Dive Brief:
- Artificial intelligence can improve clinicians’ diagnostic accuracy, but biased models make it worse — and explaining the technology’s logic didn’t help providers mitigate potential errors, according to a recent study published in JAMA.
- The research found an AI model improved clinician accuracy when examining accounts of patients hospitalized with acute respiratory failure, and accuracy increased even more when clinicians’ used AI models alongside explanations of the technology.
- But a systematically biased model decreased their diagnostic accuracy, and explanations of the model’s reasoning didn’t significantly help them improve, according to the study.
Dive Insight:
AI has the potential to help providers find abnormalities in imaging results and analyze patient data to find patterns and make predictions on outcomes.
The technology has become an increasingly hot topic in the healthcare sector, as experts and policymakers try to weigh benefits alongside risks — like injecting biased recommendations that could further widen health inequities.

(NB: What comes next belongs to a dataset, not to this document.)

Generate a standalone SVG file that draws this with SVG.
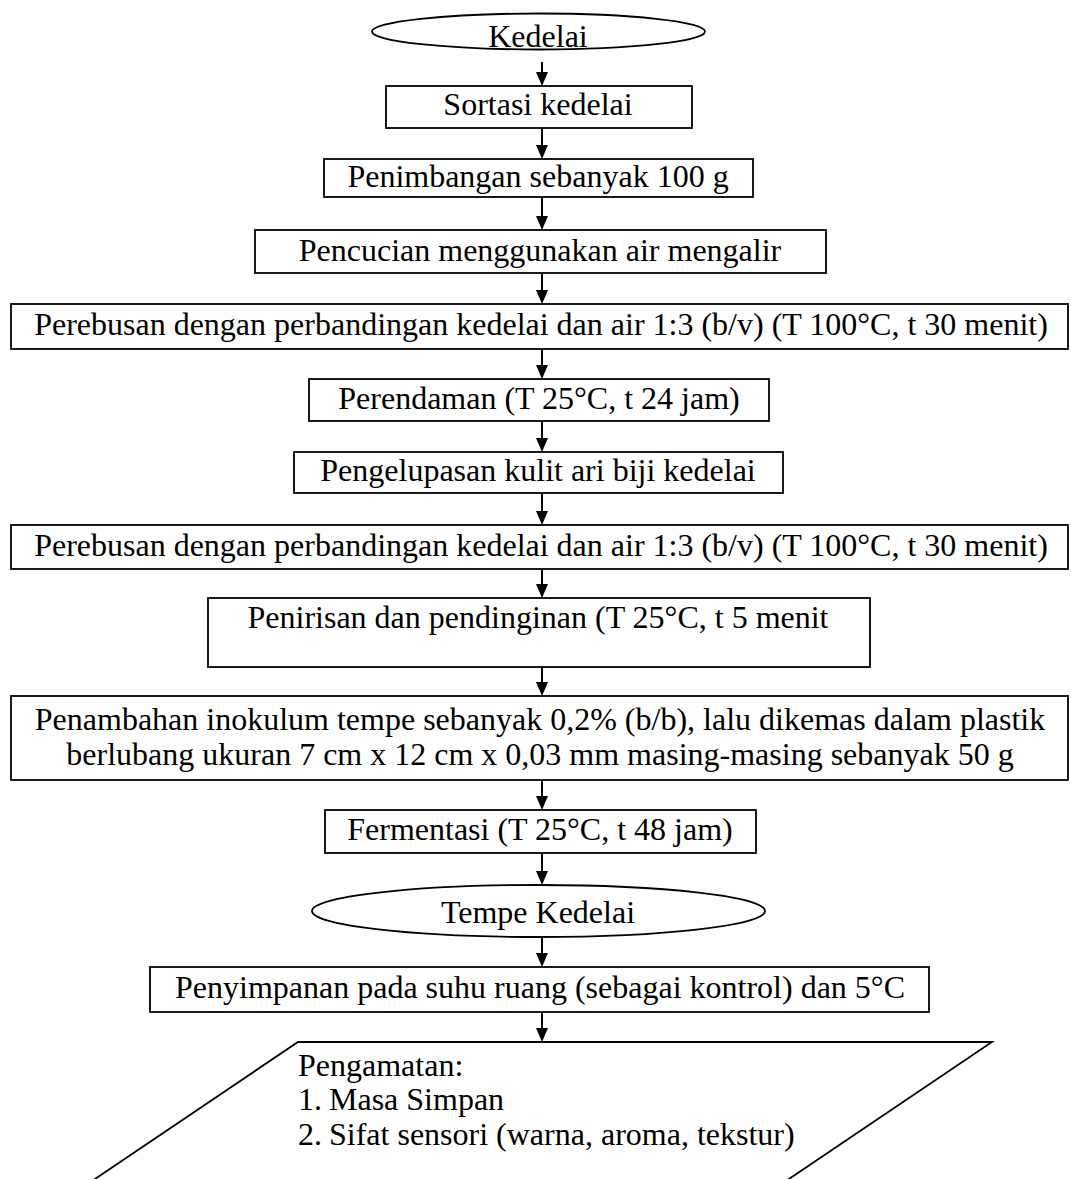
<svg xmlns="http://www.w3.org/2000/svg" width="1071" height="1179" viewBox="0 0 1071 1179">
<style>
.n{fill:#fff;stroke:#000;stroke-width:1.8}
.t{font-family:"Liberation Serif","Times New Roman",serif;font-size:32px;fill:#000}
.c{text-anchor:middle}
.e{stroke:#000;stroke-width:2;fill:none}
</style>
<defs>
<marker id="ah" viewBox="0 0 14 12" refX="10" refY="6" markerWidth="14" markerHeight="12" markerUnits="userSpaceOnUse" orient="auto">
<path d="M0,0 L14,6 L0,12 z" fill="#000"/>
</marker>
</defs>
<rect width="1071" height="1179" fill="#fff"/>
<g id="connectors">
<line class="e" x1="542" y1="62" x2="542" y2="82" marker-end="url(#ah)"/>
<line class="e" x1="542" y1="128" x2="542" y2="155" marker-end="url(#ah)"/>
<line class="e" x1="542" y1="197" x2="542" y2="226" marker-end="url(#ah)"/>
<line class="e" x1="542" y1="273" x2="542" y2="300" marker-end="url(#ah)"/>
<line class="e" x1="542" y1="349" x2="542" y2="375" marker-end="url(#ah)"/>
<line class="e" x1="542" y1="421" x2="542" y2="448" marker-end="url(#ah)"/>
<line class="e" x1="542" y1="493" x2="542" y2="521" marker-end="url(#ah)"/>
<line class="e" x1="542" y1="569" x2="542" y2="594" marker-end="url(#ah)"/>
<line class="e" x1="542" y1="667" x2="542" y2="692" marker-end="url(#ah)"/>
<line class="e" x1="542" y1="780" x2="542" y2="806" marker-end="url(#ah)"/>
<line class="e" x1="542" y1="853" x2="542" y2="881" marker-end="url(#ah)"/>
<line class="e" x1="542" y1="937" x2="542" y2="963" marker-end="url(#ah)"/>
<line class="e" x1="542" y1="1012" x2="542" y2="1038" marker-end="url(#ah)"/>
</g>
<g id="n1"><ellipse class="n" cx="538.5" cy="31.5" rx="166.5" ry="18"/><text class="t c" x="538" y="47">Kedelai</text></g>
<g id="n2"><rect class="n" x="386" y="86" width="306" height="42"/><text class="t c" x="538" y="115">Sortasi kedelai</text></g>
<g id="n3"><rect class="n" x="324" y="159" width="429" height="38"/><text class="t c" x="538" y="187">Penimbangan sebanyak 100 g</text></g>
<g id="n4"><rect class="n" x="255" y="230" width="571" height="43"/><text class="t c" x="540" y="261">Pencucian menggunakan air mengalir</text></g>
<g id="n5"><rect class="n" x="11" y="304" width="1057" height="45"/><text class="t c" x="541" y="335">Perebusan dengan perbandingan kedelai dan air 1:3 (b/v) (T 100°C, t 30 menit)</text></g>
<g id="n6"><rect class="n" x="309" y="379" width="460" height="42"/><text class="t c" x="539" y="409">Perendaman (T 25°C, t 24 jam)</text></g>
<g id="n7"><rect class="n" x="294" y="452" width="489" height="41"/><text class="t c" x="538" y="481">Pengelupasan kulit ari biji kedelai</text></g>
<g id="n8"><rect class="n" x="11" y="525" width="1057" height="44"/><text class="t c" x="541" y="556">Perebusan dengan perbandingan kedelai dan air 1:3 (b/v) (T 100°C, t 30 menit)</text></g>
<g id="n9"><rect class="n" x="208" y="598" width="662" height="69"/><text class="t c" x="538" y="628">Penirisan dan pendinginan (T 25°C, t 5 menit</text></g>
<g id="n10"><rect class="n" x="11" y="696" width="1057" height="84"/><text class="t c" x="540" y="730">Penambahan inokulum tempe sebanyak 0,2% (b/b), lalu dikemas dalam plastik</text><text class="t c" x="540" y="765">berlubang ukuran 7 cm x 12 cm x 0,03 mm masing-masing sebanyak 50 g</text></g>
<g id="n11"><rect class="n" x="325" y="810" width="431" height="43"/><text class="t c" x="540" y="840">Fermentasi (T 25°C, t 48 jam)</text></g>
<g id="n12"><ellipse class="n" cx="538.5" cy="911" rx="226.5" ry="26"/><text class="t c" x="538" y="923">Tempe Kedelai</text></g>
<g id="n13"><rect class="n" x="150" y="967" width="779" height="45"/><text class="t c" x="540" y="998">Penyimpanan pada suhu ruang (sebagai kontrol) dan 5°C</text></g>
<g id="n14"><polygon class="n" points="298,1042 992,1042 786,1181 92,1181"/>
<text class="t" x="298" y="1076">Pengamatan:</text>
<text class="t" x="298" y="1110">1.</text><text class="t" x="329" y="1110">Masa Simpan</text>
<text class="t" x="298" y="1145">2.</text><text class="t" x="329" y="1145">Sifat sensori (warna, aroma, tekstur)</text>
</g>
</svg>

Systematically biased models, or models that consistently misdiagnose some patient subpopulations, could lead to errors or patient harm, the study notes. For example, a model that’s trained on data where women are often underdiagnosed with heart disease could be inaccurate once it’s deployed.
Ideally, providers would be able to ignore models if they seem off, and explanations have been offered as a way to help them understand the model’s reasoning before they act on recommendations. Guidance from the Food and Drug Administration has highlighted the value of explanations to improve interpretability, researchers wrote.
But the JAMA study found explanations might not be enough to mitigate harm.
The research showed hospital physicians, nurse practitioners and physician assistants nine clinical vignettes of patients hospitalized with acute respiratory failure, including symptoms, physical exams, lab results and chest radiographs.
They were then asked to determine the likelihood of pneumonia, heart failure or chronic obstructive pulmonary disease. Some vignettes included AI models with image-based explanations to lay out its logic.
Clinician accuracy increased over baseline by 2.9 percentage points when using a standard AI model and by 4.4 percentage points when clinicians were also shown AI model explanations.
But a systematically biased model decreased accuracy by 11.3 percentage points, which only improved a nonsignificant 2.3 percentage points when the model included explanations for its recommendations.
“Although standard AI models improve diagnostic accuracy, systematically biased AI models reduced diagnostic accuracy, and commonly used image-based AI model explanations did not mitigate this harmful effect,” researchers wrote.
Clinicians’ AI literacy might one challenge preventing them from rooting out biased recommendations, the study’s authors said. Nearly 67% of participants weren’t aware models could be systematically biased.
They also might need more experience and training with the explanations. And using images might be a poor way to describe what the model is doing, and other methods, like text descriptions, might be more helpful, researchers wrote.